JOB
Here is the task for the listing below: output exactly the lines from the one containing "Generate a LaTeX" through the one containing "from matplotlib.ticker import", and leave out the pictures.

Data entries
%%

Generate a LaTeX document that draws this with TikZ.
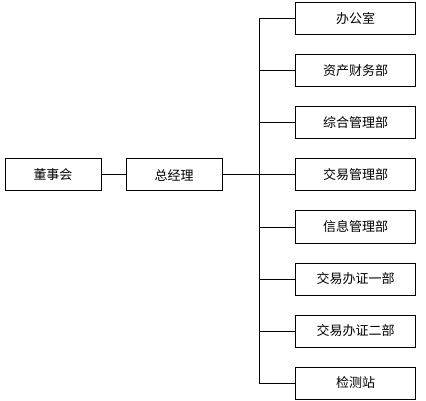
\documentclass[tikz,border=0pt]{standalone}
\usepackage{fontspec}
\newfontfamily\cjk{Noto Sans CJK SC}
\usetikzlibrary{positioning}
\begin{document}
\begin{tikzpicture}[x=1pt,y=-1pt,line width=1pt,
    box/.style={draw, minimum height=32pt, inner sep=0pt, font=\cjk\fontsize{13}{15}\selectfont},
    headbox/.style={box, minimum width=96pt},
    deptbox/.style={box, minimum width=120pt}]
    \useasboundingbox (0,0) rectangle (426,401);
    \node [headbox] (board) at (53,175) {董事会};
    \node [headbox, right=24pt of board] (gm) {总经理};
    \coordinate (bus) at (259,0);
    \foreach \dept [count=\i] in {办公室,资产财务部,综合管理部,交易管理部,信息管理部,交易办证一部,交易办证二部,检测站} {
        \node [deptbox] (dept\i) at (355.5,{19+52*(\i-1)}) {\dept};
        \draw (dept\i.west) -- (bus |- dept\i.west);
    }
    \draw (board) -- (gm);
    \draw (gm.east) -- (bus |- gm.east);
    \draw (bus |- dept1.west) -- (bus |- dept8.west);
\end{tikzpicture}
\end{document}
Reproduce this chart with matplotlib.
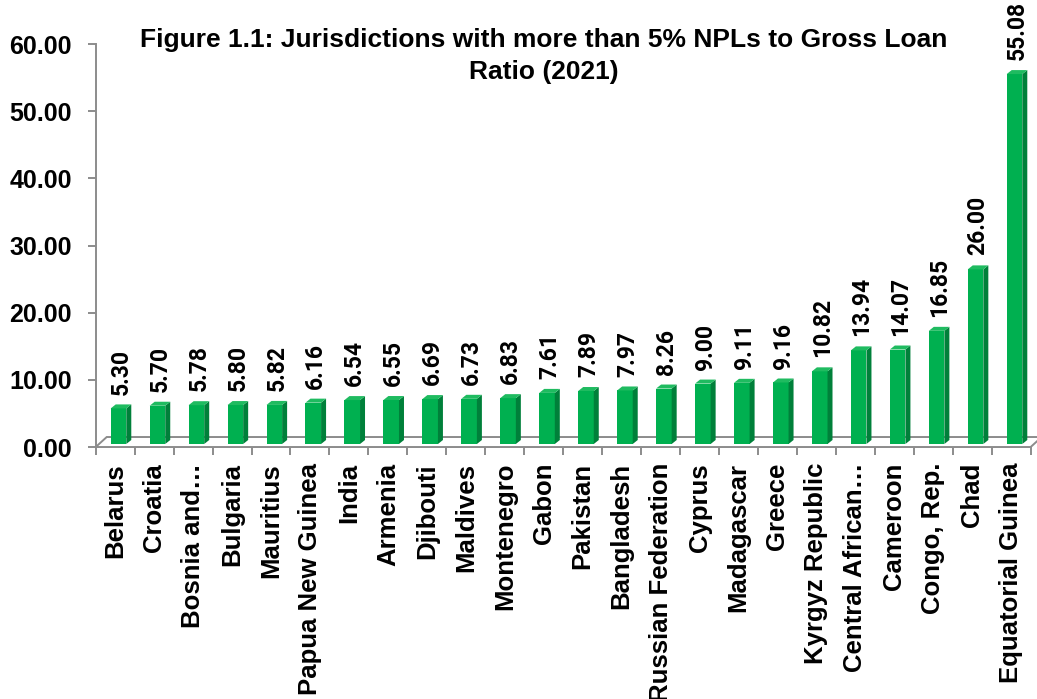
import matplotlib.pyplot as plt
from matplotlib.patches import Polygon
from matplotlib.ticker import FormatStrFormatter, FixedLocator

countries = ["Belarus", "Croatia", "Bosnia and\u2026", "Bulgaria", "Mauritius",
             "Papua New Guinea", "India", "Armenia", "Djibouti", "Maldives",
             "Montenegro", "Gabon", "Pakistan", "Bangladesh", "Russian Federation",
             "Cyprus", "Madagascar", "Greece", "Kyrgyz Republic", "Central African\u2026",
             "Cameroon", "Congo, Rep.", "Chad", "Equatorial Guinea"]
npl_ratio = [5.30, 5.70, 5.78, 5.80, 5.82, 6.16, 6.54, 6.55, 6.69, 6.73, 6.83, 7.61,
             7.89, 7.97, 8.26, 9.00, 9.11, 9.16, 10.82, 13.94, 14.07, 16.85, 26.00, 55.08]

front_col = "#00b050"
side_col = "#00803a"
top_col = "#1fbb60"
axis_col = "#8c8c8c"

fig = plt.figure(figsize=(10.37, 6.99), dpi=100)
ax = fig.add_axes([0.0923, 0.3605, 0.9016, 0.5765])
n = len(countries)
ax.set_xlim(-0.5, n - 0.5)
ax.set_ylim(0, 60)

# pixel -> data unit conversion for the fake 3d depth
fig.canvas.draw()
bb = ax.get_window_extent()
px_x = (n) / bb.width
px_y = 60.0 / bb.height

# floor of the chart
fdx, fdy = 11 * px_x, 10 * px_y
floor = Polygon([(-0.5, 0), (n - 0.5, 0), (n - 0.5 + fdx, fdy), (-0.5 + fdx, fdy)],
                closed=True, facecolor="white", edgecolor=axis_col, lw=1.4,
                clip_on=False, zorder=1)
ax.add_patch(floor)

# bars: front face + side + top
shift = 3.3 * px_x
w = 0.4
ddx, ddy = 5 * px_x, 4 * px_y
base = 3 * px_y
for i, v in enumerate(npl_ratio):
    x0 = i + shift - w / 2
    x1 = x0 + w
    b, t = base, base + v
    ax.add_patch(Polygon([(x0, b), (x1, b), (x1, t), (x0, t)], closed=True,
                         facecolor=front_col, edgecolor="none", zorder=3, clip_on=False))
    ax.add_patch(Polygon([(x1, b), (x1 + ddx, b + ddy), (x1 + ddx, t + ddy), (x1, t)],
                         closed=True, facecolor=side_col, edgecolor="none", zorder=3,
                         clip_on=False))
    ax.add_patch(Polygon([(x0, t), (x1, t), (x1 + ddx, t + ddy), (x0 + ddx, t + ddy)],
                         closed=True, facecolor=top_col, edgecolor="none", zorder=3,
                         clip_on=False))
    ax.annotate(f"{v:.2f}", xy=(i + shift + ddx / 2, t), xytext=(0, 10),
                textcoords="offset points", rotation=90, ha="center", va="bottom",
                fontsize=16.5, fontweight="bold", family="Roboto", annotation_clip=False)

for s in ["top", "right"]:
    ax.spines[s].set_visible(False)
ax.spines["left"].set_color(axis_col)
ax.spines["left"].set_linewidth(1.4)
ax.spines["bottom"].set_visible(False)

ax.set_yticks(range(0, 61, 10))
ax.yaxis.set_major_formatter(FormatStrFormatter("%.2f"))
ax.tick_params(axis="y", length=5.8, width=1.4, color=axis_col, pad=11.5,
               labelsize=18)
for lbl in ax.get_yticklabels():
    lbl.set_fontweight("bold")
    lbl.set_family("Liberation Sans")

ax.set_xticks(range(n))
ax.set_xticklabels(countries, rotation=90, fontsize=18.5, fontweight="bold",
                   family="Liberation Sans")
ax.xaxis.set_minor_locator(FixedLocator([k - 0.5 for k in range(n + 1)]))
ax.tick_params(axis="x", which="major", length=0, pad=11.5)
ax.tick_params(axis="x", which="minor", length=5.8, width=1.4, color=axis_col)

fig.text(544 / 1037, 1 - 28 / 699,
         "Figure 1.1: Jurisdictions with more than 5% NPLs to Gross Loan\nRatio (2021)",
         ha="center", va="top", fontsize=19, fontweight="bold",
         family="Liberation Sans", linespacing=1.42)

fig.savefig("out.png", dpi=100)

%%
%%

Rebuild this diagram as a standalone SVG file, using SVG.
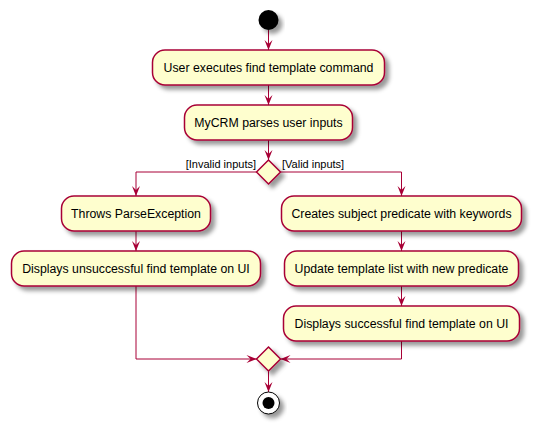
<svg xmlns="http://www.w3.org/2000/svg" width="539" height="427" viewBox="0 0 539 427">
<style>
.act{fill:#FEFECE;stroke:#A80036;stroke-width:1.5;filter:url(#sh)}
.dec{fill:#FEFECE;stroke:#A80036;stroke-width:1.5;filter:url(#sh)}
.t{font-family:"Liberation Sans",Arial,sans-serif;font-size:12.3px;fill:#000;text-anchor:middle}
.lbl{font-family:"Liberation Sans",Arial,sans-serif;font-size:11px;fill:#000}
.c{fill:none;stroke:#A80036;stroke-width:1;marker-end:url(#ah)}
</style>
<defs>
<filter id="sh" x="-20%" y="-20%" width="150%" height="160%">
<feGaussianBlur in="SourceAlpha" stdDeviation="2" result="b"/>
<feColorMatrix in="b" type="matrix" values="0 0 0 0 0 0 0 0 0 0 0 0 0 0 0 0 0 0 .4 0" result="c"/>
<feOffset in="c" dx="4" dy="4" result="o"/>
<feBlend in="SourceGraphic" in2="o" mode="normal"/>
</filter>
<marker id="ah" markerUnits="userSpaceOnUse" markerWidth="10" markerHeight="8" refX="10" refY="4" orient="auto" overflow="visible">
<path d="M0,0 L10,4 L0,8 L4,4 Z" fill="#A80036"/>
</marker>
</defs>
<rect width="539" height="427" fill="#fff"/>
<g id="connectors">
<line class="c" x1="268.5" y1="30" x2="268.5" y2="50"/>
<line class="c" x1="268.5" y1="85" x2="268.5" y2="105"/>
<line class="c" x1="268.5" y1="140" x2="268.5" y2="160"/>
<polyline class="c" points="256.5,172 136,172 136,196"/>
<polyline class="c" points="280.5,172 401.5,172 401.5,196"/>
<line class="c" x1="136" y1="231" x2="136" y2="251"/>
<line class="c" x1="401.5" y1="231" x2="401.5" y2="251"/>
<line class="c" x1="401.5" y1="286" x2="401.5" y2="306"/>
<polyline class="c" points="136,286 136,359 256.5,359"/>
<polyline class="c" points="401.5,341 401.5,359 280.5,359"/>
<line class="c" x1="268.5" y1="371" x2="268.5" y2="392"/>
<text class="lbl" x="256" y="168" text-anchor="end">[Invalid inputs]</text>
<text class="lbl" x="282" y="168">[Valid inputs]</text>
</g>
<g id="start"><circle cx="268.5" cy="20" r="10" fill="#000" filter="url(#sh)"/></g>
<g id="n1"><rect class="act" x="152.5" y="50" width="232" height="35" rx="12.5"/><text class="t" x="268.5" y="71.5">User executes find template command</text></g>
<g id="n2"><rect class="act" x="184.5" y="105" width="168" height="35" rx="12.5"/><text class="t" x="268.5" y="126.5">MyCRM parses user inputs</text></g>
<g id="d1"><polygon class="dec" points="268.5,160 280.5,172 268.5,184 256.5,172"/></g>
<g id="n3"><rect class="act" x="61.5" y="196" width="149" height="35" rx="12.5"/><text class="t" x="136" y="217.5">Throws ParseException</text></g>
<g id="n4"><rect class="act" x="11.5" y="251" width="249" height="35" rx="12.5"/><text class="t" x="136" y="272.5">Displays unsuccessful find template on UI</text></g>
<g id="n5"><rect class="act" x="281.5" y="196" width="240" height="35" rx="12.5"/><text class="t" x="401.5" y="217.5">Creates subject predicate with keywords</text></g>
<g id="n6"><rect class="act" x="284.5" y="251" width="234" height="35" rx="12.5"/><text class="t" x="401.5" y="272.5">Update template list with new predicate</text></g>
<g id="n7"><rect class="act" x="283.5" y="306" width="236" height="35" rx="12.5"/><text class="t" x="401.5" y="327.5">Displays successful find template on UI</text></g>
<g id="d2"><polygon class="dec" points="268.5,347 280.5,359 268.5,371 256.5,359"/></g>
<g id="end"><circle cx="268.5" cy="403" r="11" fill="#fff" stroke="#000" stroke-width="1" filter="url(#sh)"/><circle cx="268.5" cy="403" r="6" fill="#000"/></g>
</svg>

%%

FINAL RESULT
Generate a LaTeX document that draws this with TikZ.
\documentclass[tikz,border=0pt]{standalone}
\usepackage{fontspec}
\newfontfamily\cjk{Noto Sans CJK SC}
\usetikzlibrary{positioning}
\begin{document}
\begin{tikzpicture}[x=1pt,y=-1pt,line width=1pt,
    box/.style={draw, minimum height=32pt, inner sep=0pt, font=\cjk\fontsize{13}{15}\selectfont},
    headbox/.style={box, minimum width=96pt},
    deptbox/.style={box, minimum width=120pt}]
    \useasboundingbox (0,0) rectangle (426,401);
    \node [headbox] (board) at (53,175) {董事会};
    \node [headbox, right=24pt of board] (gm) {总经理};
    \coordinate (bus) at (259,0);
    \foreach \dept [count=\i] in {办公室,资产财务部,综合管理部,交易管理部,信息管理部,交易办证一部,交易办证二部,检测站} {
        \node [deptbox] (dept\i) at (355.5,{19+52*(\i-1)}) {\dept};
        \draw (dept\i.west) -- (bus |- dept\i.west);
    }
    \draw (board) -- (gm);
    \draw (gm.east) -- (bus |- gm.east);
    \draw (bus |- dept1.west) -- (bus |- dept8.west);
\end{tikzpicture}
\end{document}
Reproduce this chart with matplotlib.
import matplotlib.pyplot as plt
from matplotlib.patches import Polygon
from matplotlib.ticker import FormatStrFormatter, FixedLocator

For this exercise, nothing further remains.